WHAT IS NEEDED — Repeat, exactly and in full, the lines of the listing below, but without any pictures.

---

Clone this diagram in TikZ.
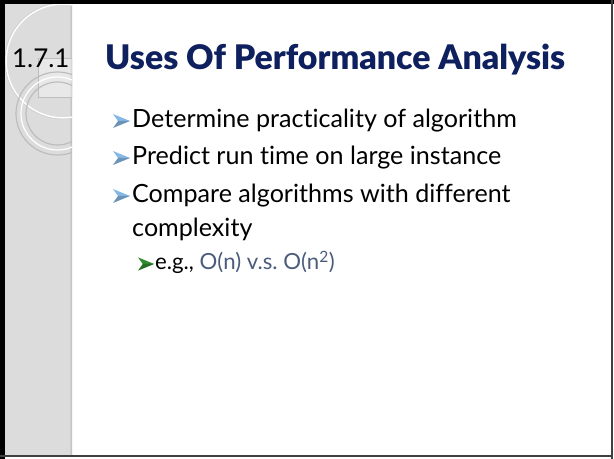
\documentclass[tikz,border=0pt]{standalone}
\usepackage{fontspec}
\setmainfont[Ligatures=NoCommon, BoldFont={Lato Black}]{Lato}
\frenchspacing
\definecolor{stripgray}{HTML}{DCDCDC}
\definecolor{titlenavy}{HTML}{0E205E}
\definecolor{bulletblue}{HTML}{86B8E6}
\definecolor{bulletgreen}{HTML}{2E8B2E}
\definecolor{slatetext}{HTML}{4A5B7C}
\definecolor{ringgray}{HTML}{BDBDBD}
\tikzset{
  bodytext/.style={anchor=base west, inner sep=0pt, font=\fontsize{25.2}{30}\selectfont, text=black},
  subtext/.style={anchor=base west, inner sep=0pt, font=\fontsize{22.3}{26}\selectfont, text=black},
  % arrowhead bullet: light upper half, darker lower half
  arrowbullet/.pic={
    \fill[#1] (0,-7) -- (17,0) -- (5,0) -- cycle;
    \fill[#1!80!black] (0,7) -- (17,0) -- (5,0) -- cycle;
  },
}
\begin{document}
\begin{tikzpicture}[x=1bp,y=-1bp]
\useasboundingbox (0,0) rectangle (614,459);
% page
\fill[white] (0,0) rectangle (614,459);
% left decorative strip
\fill[stripgray] (4,4) rectangle (72,456);
\shade[left color=stripgray, right color=black!28] (69,4) rectangle (72,456);
% ornament circles in the strip
\begin{scope}
  \clip (4,4) rectangle (72,456);
  \fill[white, opacity=0.35] (38,58) rectangle (72,97);
  \draw[ringgray, line width=0.8pt] (38,58) rectangle (72,97);
  \draw[white, line width=1.6pt] (63,61) circle[radius=57];
  \draw[ringgray!80, line width=0.5pt] (63,61) circle[radius=58];
  \draw[ringgray, line width=1.2pt] (57.5,113.5) circle[radius=41.5];
  \draw[white, line width=1.2pt] (57.5,113.5) circle[radius=36.5];
  \draw[ringgray, line width=1.2pt] (57.5,113.5) circle[radius=31.5];
\end{scope}
% frame
\fill[black] (0,0) rectangle (5,459);
\fill[black] (0,0) rectangle (614,4);
\fill[black!75] (611,0) rectangle (613,459);
\fill[black!75] (0,455) rectangle (613,457);
% section number and title
\node[anchor=base west, inner sep=0pt, font=\fontsize{26}{30}\selectfont] (num) at (12,68) {1.7.1};
\node[anchor=base west, inner sep=0pt, font=\bfseries\fontsize{34}{40}\selectfont, text=titlenavy] (title) at (105,70) {Uses Of Performance Analysis};
% bullets
\pic at (113,121) {arrowbullet=bulletblue};
\node[bodytext] (t1) at (132,128) {Determine practicality of algorithm};
\pic at (113,158) {arrowbullet=bulletblue};
\node[bodytext] (t2) at (132,165) {Predict run time on large instance};
\pic at (113,196) {arrowbullet=bulletblue};
\node[bodytext] (t3) at (132,203) {Compare algorithms with different};
\node[bodytext] (t4) at (132,237) {complexity};
\pic[scale=0.95] at (138,264) {arrowbullet=bulletgreen};
\node[subtext] (t5) at (155,270) {e.g., \textcolor{slatetext}{O(n) v.s. O(n\textsuperscript{2})}};
\end{tikzpicture}
\end{document}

---

ANSWER TO THIS PROBLEM —
Clone this diagram in TikZ.
\documentclass[tikz,border=0pt]{standalone}
\usepackage{fontspec}
\setmainfont[Ligatures=NoCommon, BoldFont={Lato Black}]{Lato}
\frenchspacing
\definecolor{stripgray}{HTML}{DCDCDC}
\definecolor{titlenavy}{HTML}{0E205E}
\definecolor{bulletblue}{HTML}{86B8E6}
\definecolor{bulletgreen}{HTML}{2E8B2E}
\definecolor{slatetext}{HTML}{4A5B7C}
\definecolor{ringgray}{HTML}{BDBDBD}
\tikzset{
  bodytext/.style={anchor=base west, inner sep=0pt, font=\fontsize{25.2}{30}\selectfont, text=black},
  subtext/.style={anchor=base west, inner sep=0pt, font=\fontsize{22.3}{26}\selectfont, text=black},
  % arrowhead bullet: light upper half, darker lower half
  arrowbullet/.pic={
    \fill[#1] (0,-7) -- (17,0) -- (5,0) -- cycle;
    \fill[#1!80!black] (0,7) -- (17,0) -- (5,0) -- cycle;
  },
}
\begin{document}
\begin{tikzpicture}[x=1bp,y=-1bp]
\useasboundingbox (0,0) rectangle (614,459);
% page
\fill[white] (0,0) rectangle (614,459);
% left decorative strip
\fill[stripgray] (4,4) rectangle (72,456);
\shade[left color=stripgray, right color=black!28] (69,4) rectangle (72,456);
% ornament circles in the strip
\begin{scope}
  \clip (4,4) rectangle (72,456);
  \fill[white, opacity=0.35] (38,58) rectangle (72,97);
  \draw[ringgray, line width=0.8pt] (38,58) rectangle (72,97);
  \draw[white, line width=1.6pt] (63,61) circle[radius=57];
  \draw[ringgray!80, line width=0.5pt] (63,61) circle[radius=58];
  \draw[ringgray, line width=1.2pt] (57.5,113.5) circle[radius=41.5];
  \draw[white, line width=1.2pt] (57.5,113.5) circle[radius=36.5];
  \draw[ringgray, line width=1.2pt] (57.5,113.5) circle[radius=31.5];
\end{scope}
% frame
\fill[black] (0,0) rectangle (5,459);
\fill[black] (0,0) rectangle (614,4);
\fill[black!75] (611,0) rectangle (613,459);
\fill[black!75] (0,455) rectangle (613,457);
% section number and title
\node[anchor=base west, inner sep=0pt, font=\fontsize{26}{30}\selectfont] (num) at (12,68) {1.7.1};
\node[anchor=base west, inner sep=0pt, font=\bfseries\fontsize{34}{40}\selectfont, text=titlenavy] (title) at (105,70) {Uses Of Performance Analysis};
% bullets
\pic at (113,121) {arrowbullet=bulletblue};
\node[bodytext] (t1) at (132,128) {Determine practicality of algorithm};
\pic at (113,158) {arrowbullet=bulletblue};
\node[bodytext] (t2) at (132,165) {Predict run time on large instance};
\pic at (113,196) {arrowbullet=bulletblue};
\node[bodytext] (t3) at (132,203) {Compare algorithms with different};
\node[bodytext] (t4) at (132,237) {complexity};
\pic[scale=0.95] at (138,264) {arrowbullet=bulletgreen};
\node[subtext] (t5) at (155,270) {e.g., \textcolor{slatetext}{O(n) v.s. O(n\textsuperscript{2})}};
\end{tikzpicture}
\end{document}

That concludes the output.